REPUBLIKA.CO.ID, JAKARTA -- Presiden Asosiasi Serikat Pekerja (Aspek) Indonesia Mirah Sumirat mengatakan tuntutan kenaikan upah minimum provinsi (UMP) 2016 sebesar 30 persen adalah hal yang wajar dan tidak berlebihan.
"Kenaikan upah akan meningkatkan daya beli buruh sehingga kehidupan buruh akan lebih baik. Buruh harus sejahtera, buruh harus bisa hidup layak," kata Mirah Sumirat saat peringatan Hari Buruh di Jakarta, Jumat (1/5).
Mirah mengatakan pada Hari Buruh atay MayDay 2015, Aspek Indonesia bersama jutaan buruh di Indonesia menyuarakan tuntutan untuk mewujudkan kesejahteraan, tidak hanya bagi buruh, tetapi juga rakyat Indonesia.
Menurut Mirah, ukuran paling penting dalam meningkatkan kesejahteraan rakyat adalah upah karena dengan upah layak akan menggerakkan sektor lainnya.
Selain menuntut kenaikan upah 30 persen, buruh juga menuntut penambahan komponen kebutuhan hidup layak (KHL), yang menjadi acuan penetapan upah, dari 60 butir menjadi 84 butir. "Buruh juga menolak rencana pemerintah yang akan menaikan UMP setiap dua tahun sekali, apalagi lima tahun sekali. Pemerintah harus memastikan setiap kebijakan yang akan dibuat berpihak pada kesejahteraan rakyat, bukan kepentingan investasi semata apalagi pengusaha hitam," tuturnya.
Selain itu, buruh juga mendesak agar jaminan pensiun bagi seluruh pekerja segera disahkan dalam peraturan pemerintah pada Juli 2015 dengan iuran 15 persen per bulan dan manfaat bulanan 75 persen dari gaji terakhir, seperti yang berlaku pada pegawai negeri sipil.
Permasalahan tenaga kerja alih daya yang tidak kunjung ada kejelasan juga menjadi perhatian Aspek Indonesia.
Mirah menuntut pemerintah untuk menghapus sistem kerja alih daya atau "outsourcing" dengan merevisi Peraturan Menteri Tenaga Kerja Nomor 19 Tahun 2012 sehingga buruh bisa mendapat kepastian kerja dan kepastian status hubungan kerja.
"Angkat pekerja alih daya menjadi pekerja tetap. Masih banyak praktik pelanggaran sistem kerja alih daya yang terjadi di perusahaan milik negara tanpa terlihat upaya pemerintah untuk melakukan penindakan," katanya.

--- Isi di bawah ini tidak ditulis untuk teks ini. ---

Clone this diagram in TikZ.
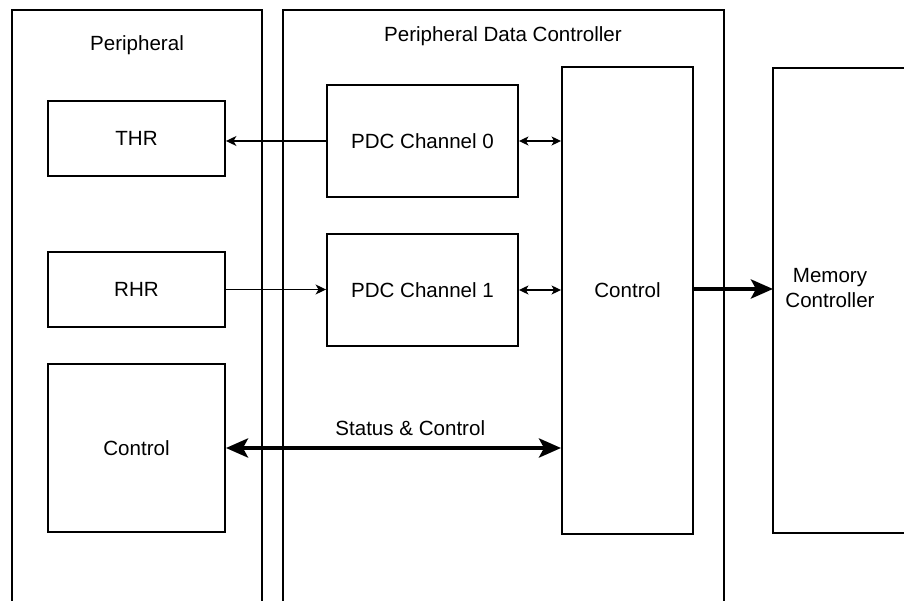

Terkait jaminan kesehatan, Aspek mendesak pemerintah untuk menambah anggaran dari APBN sebesar Rp 30 triliun serta mengganti sistem Ina-CBG's menjadi "free for service" agar semakin banyak rakyat yang bisa mendapat pengobatan gratis tanpa ada kenaikan iuran. Mirah juga menilai perlu ada reformasi di sistem peradilan hubungan industrial yang selama ini justru terkesan menjadi kuburan bagi buruh.
"Revisi total Undang-Undang Nomor 2 Tahun 2004 tentang Penyelesaian Perselisihan Hubungan Industrial. Bubarkan pengadilan hubungan indsutrial dan berikan proses penyelesaian yang lebih mudah bagi pekerja," tuturnya.
Seperti halnya permasalahan pekerja alih daya, Aspek Indonesia juga memberikan perhatian kepada permasalahan guru dan pekerja honorer yang masih banyak di Indonesia. "Angkat guru dan pekerja honorer menjadi pegawai negeri sipil atau pekerja tetap," ujarnya.
Terakhir, Aspek Indonesia mendesak pemerintah untuk melakukan aksi nyata untuk menurunkan harga barang-barang kebutuhan pokok karena semakin melonjak maka kesejahteraan buruh akan terancam.